Germany needs a unifier. In Merz, it is getting a chancellor whose instincts are to divide
Merz's strategy involved breaking a taboo by relying on far-right nationalists to pass legislation for the first time in Germany's postwar history. The move fractured the country's normally consensus-driven centrist parties in the Bundestag, sparked mass protests and led to a rare public rebuke from the former chancellor and CDU leader Angela Merkel.
Despite the backlash, Merz stuck to his trademark swagger and refused to back down from setting a disturbing precedent. His only nod to regret was admitting he would have liked to have seen a different result. This is the man taking the reins of Europe's central power, and the continent has cause for concern.
The 69-year-old conservative will be sworn in as chancellor on 6 May, at a moment of profound reckoning for Germany. The postwar promise of Wohlstand für Alle (prosperity for all) is slipping away, with soaring inequality and a fifth of Germans facing poverty or social exclusion. Beyond the enduring east-west divide, new fractures split secure professionals from the precarious working class, old from young, urban from rural, homeowners from renters. Roads and railways are crumbling, digital infrastructure is behind the times and the education system is struggling to equip a shrinking workforce for the demands of an evolving economy.
The country's industrial base is buckling under high energy costs, outdated technology and suffocating bureaucracy. The once dominant car manufacturers are reeling, caught between their own hubris and growing competition from China. Donald Trump's trade wars have turned the economy's dependence on exports into a glaring vulnerability, while Vladimir Putin's aggression is forcing Germany to confront the threat of war.
Against this backdrop, the anti-Europe, pro-Russia Alternative für Deutschland (AfD) party has drawn level with Merz's CDU-led bloc in the polls, shattering the comforting illusion that Germany's past had insulated it from the siren calls of nationalist populism. Germany's domestic intelligence agency last week designated the AfD, which is now the biggest opposition party, a 'confirmed rightwing extremist' force.
Faced with these challenges, Germany needs a unifier who can rally a divided nation with vision and purpose. But instead of a figure like John F Kennedy, who motivated the US with plans for a moonshot, it is getting an operator closer to David Cameron. Merz's failed migration bill finds an echo in the former UK prime minister's fateful Brexit gamble. Both politicians tried to harness nationalist, populist causes and lost control. The difference is that Merz still has time to change course, though his record offers little reason for optimism.
In the weeks since winning the election, the incoming chancellor has swung wildly back and forth. After flirting with the AfD on the migration crackdown, he took a harder line against post-election cooperation with the far-right and offered concessions to win over the Social Democrats for a governing coalition.
After campaigning on fiscal restraint, Merz made an abrupt U-turn on debt financing by hastily pushing constitutional reforms with the Social Democrats and the Greens to unlock hundreds of billions of euros in borrowing for defence and infrastructure.

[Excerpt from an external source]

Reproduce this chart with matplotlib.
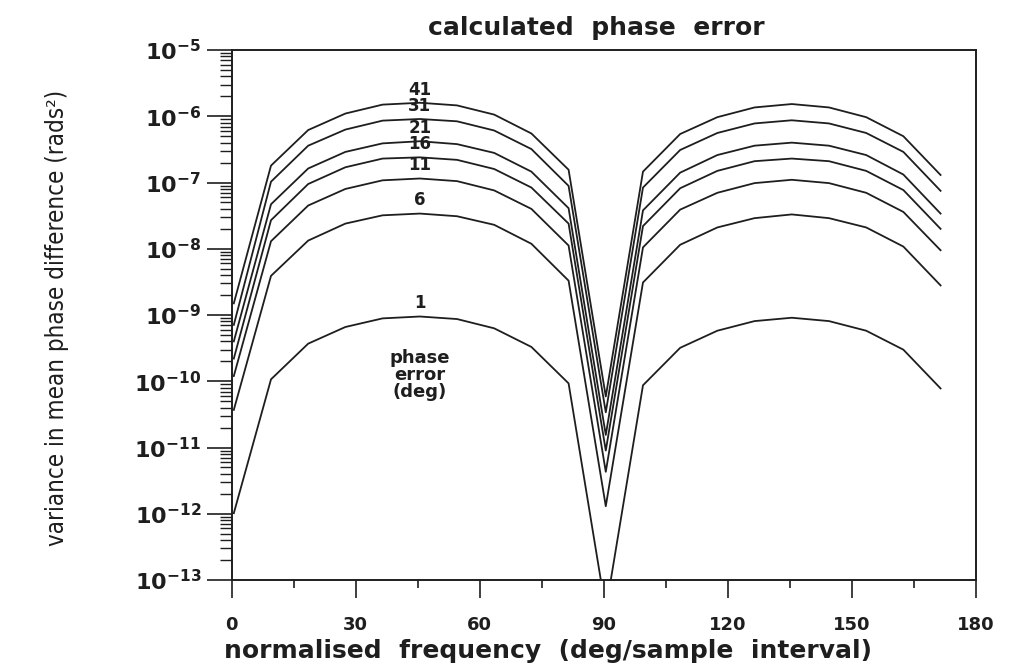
import numpy as np
import matplotlib
matplotlib.use('Agg')
import matplotlib.pyplot as plt
from matplotlib import font_manager
from matplotlib.ticker import LogLocator, MultipleLocator, FuncFormatter, NullFormatter

# normalised frequency (deg/sample interval)
freq = [0.5, 9.5, 18.5, 27.5, 36.5, 45.5, 54.5, 63.5, 72.5, 81.5,
        90.5, 99.5, 108.5, 117.5, 126.5, 135.5, 144.5, 153.5, 162.5, 171.5]

# variance in mean phase difference, one list per phase error (deg)
var_1 = [1.02e-12, 1.07e-10, 3.7e-10, 6.6e-10, 8.9e-10, 9.5e-10, 8.7e-10, 6.3e-10, 3.3e-10, 9.3e-11,
         3.5e-14, 8.7e-11, 3.2e-10, 5.8e-10, 8.1e-10, 9.1e-10, 8.1e-10, 5.8e-10, 3.0e-10, 7.8e-11]
var_6 = [3.7e-11, 3.9e-9, 1.33e-8, 2.4e-8, 3.2e-8, 3.4e-8, 3.1e-8, 2.3e-8, 1.19e-8, 3.3e-9,
         1.3e-12, 3.1e-9, 1.15e-8, 2.1e-8, 2.9e-8, 3.3e-8, 2.9e-8, 2.1e-8, 1.08e-8, 2.8e-9]
var_11 = [1.2e-10, 1.3e-8, 4.5e-8, 8.0e-8, 1.08e-7, 1.15e-7, 1.05e-7, 7.6e-8, 4.0e-8, 1.12e-8,
          4.3e-12, 1.05e-8, 3.9e-8, 7.0e-8, 9.8e-8, 1.1e-7, 9.8e-8, 7.0e-8, 3.6e-8, 9.5e-9]
var_16 = [2.2e-10, 2.7e-8, 9.5e-8, 1.7e-7, 2.3e-7, 2.4e-7, 2.2e-7, 1.6e-7, 8.4e-8, 2.4e-8,
          9.0e-12, 2.2e-8, 8.2e-8, 1.5e-7, 2.1e-7, 2.3e-7, 2.1e-7, 1.5e-7, 7.7e-8, 2.0e-8]
var_21 = [4.0e-10, 4.7e-8, 1.63e-7, 2.9e-7, 3.9e-7, 4.2e-7, 3.8e-7, 2.8e-7, 1.46e-7, 4.1e-8,
          1.55e-11, 3.8e-8, 1.41e-7, 2.6e-7, 3.6e-7, 4.0e-7, 3.6e-7, 2.6e-7, 1.32e-7, 3.4e-8]
var_31 = [7.1e-10, 1.03e-7, 3.6e-7, 6.3e-7, 8.6e-7, 9.1e-7, 8.4e-7, 6.1e-7, 3.2e-7, 8.9e-8,
          3.4e-11, 8.4e-8, 3.1e-7, 5.6e-7, 7.8e-7, 8.7e-7, 7.8e-7, 5.6e-7, 2.9e-7, 7.5e-8]
var_41 = [1.5e-9, 1.8e-7, 6.2e-7, 1.1e-6, 1.5e-6, 1.6e-6, 1.46e-6, 1.06e-6, 5.5e-7, 1.56e-7,
          5.9e-11, 1.46e-7, 5.4e-7, 9.7e-7, 1.36e-6, 1.53e-6, 1.36e-6, 9.7e-7, 5.0e-7, 1.3e-7]

series = [var_1, var_6, var_11, var_16, var_21, var_31, var_41]
curve_labels = ['1', '6', '11', '16', '21', '31', '41']
label_at = 45.5   # frequency where the curve numbers sit

ink = '#1e1e1e'

# the y label in the original is set in a very narrow face; take the narrowest one around
rank = {'ultra-condensed': 0, 'extra-condensed': 1, 'condensed': 2, 'semi-condensed': 3}
narrow = [f for f in font_manager.fontManager.ttflist
          if (f.stretch in rank or 'Narrow' in f.name)
          and f.style == 'normal' and f.weight in (400, 'normal', 'regular')]
narrow.sort(key=lambda f: rank.get(f.stretch, 2))
if narrow:
    ylab_prop = font_manager.FontProperties(fname=narrow[0].fname, size=22)
else:
    ylab_prop = font_manager.FontProperties(family='Liberation Sans', size=18)

fig = plt.figure(figsize=(10.35, 6.68), dpi=100)
ax = fig.add_axes([0.2239, 0.1317, 0.7188, 0.7934])

for vals, lab in zip(series, curve_labels):
    ax.plot(freq, vals, color=ink, lw=1.3)
    i = freq.index(label_at)
    ax.annotate(lab, xy=(label_at, vals[i]), xytext=(0, 3), textcoords='offset points',
                ha='center', va='bottom', fontsize=12, fontweight='bold', color=ink)

ax.text(label_at, 1.24e-10, 'phase\nerror\n(deg)', ha='center', va='center',
        fontsize=13, fontweight='bold', linespacing=0.9, color=ink)

ax.set_yscale('log')
ax.set_xlim(0, 180)
ax.set_ylim(1e-13, 1e-5)

ax.xaxis.set_major_locator(MultipleLocator(30))
ax.xaxis.set_minor_locator(MultipleLocator(15))
ax.yaxis.set_major_locator(LogLocator(base=10, numticks=20))
ax.yaxis.set_minor_locator(LogLocator(base=10, subs=np.arange(2, 10), numticks=20))
ax.yaxis.set_major_formatter(FuncFormatter(lambda v, p: r'$\mathbf{10^{%d}}$' % round(np.log10(v))))
ax.yaxis.set_minor_formatter(NullFormatter())

# tick lengths in points (1 pt = 1.39 px here)
ax.tick_params(axis='x', which='major', direction='out', length=13, width=1.2, pad=13, colors=ink)
ax.tick_params(axis='x', which='minor', direction='out', length=6, width=1.2, colors=ink)
ax.tick_params(axis='y', which='major', direction='out', length=18, width=1.2, pad=4, colors=ink)
ax.tick_params(axis='y', which='minor', direction='out', length=9, width=1.0, colors=ink)
for lab in ax.get_xticklabels():
    lab.set_fontsize(13)
    lab.set_fontweight('bold')
for lab in ax.get_yticklabels():
    lab.set_fontsize(16)
for s in ax.spines.values():
    s.set_linewidth(1.4)
    s.set_color(ink)

fig.text(0.576, 0.9476, 'calculated  phase  error', ha='center', va='baseline',
         fontsize=18, fontweight='bold', color=ink)
fig.text(0.529, 0.015, 'normalised  frequency  (deg/sample  interval)', ha='center', va='baseline',
         fontsize=18, fontweight='bold', color=ink)
ylab = fig.text(0.055, 0.524, 'variance in mean phase difference (rads²)', rotation=90,
                ha='center', va='center', color=ink, fontproperties=ylab_prop)

# shrink the y label so it spans about the same height as in the original (~455 px)
fig.canvas.draw()
h = ylab.get_window_extent().height
ylab.set_fontsize(ylab_prop.get_size() * 455.0 / h)

fig.savefig('out.png', dpi=100)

While changes to Germany's restrictive debt brake had been long overdue and were cheered by European allies, the sudden move was viewed with scepticism at home and contributed to pressure from conservative allies, who worried that Merz was giving too much ground to the centre-left Social Democrats. He has responded by vowing to squeeze spending, mainly at the expense of Germany's most vulnerable groups.
Trained as a corporate lawyer, Merz has never run a state, a ministry or even a district council. Known for being petulant and prickly, he gave up on politics after Merkel blocked his path to power, only returning to grasp his opportunity in the vacuum she left behind. But even then, it took him three attempts to secure the leadership of the CDU.
Rather than building bridges, Merz has often widened divides. In 2000, when he was vying with Merkel for control of the Christian Democrats, he proposed the concept of a German Leitkultur – which literally means 'leading culture' – and called on migrants to conform to a set of core traditions to truly belong.
In late 2023, he revived that debate. In trying to imbue the vague term with meaning, Merz suggested that buying a Christmas tree was part of being truly German – excluding Jews, Muslims, Hindus and secular Germans in the process.
It wasn't a slip of the tongue. The man from rural Sauerland in western Germany has called migrant children 'little pashas', accused Ukrainian refugees of 'welfare tourism' and claimed that foreigners abuse Germany's health system 'to get their teeth redone' – an allegation so inflammatory that it drew a public rebuttal from the German Dental Association.
His reputation and recent actions have Merz limping towards office, with an approval rating of just 36% – between the leftist Heidi Reichinnek and the AfD co-leader Alice Weidel, according to a recent Bild poll.
Far from being a knockout blow to the advance of the AfD, its classification as extremist risks playing into the party's anti-establishment narrative. The reaction from the Trump administration – secretary of state Marco Rubio called the German intelligence agency's move 'tyranny in disguise' – underscores how fraught transatlantic relations have become.
To turn things around, Merz needs to find his feet fast, show that he can be the chancellor for all Germans and chart a path towards the future. With his debt-fuelled spending package, he has the resources at his disposal. But aside from boldly proclaiming that 'Germany is back' on the world stage, he has made little effort to sell the plan to the public or set out goals and objectives. That needs to change, and a bold reset of the social contract is needed.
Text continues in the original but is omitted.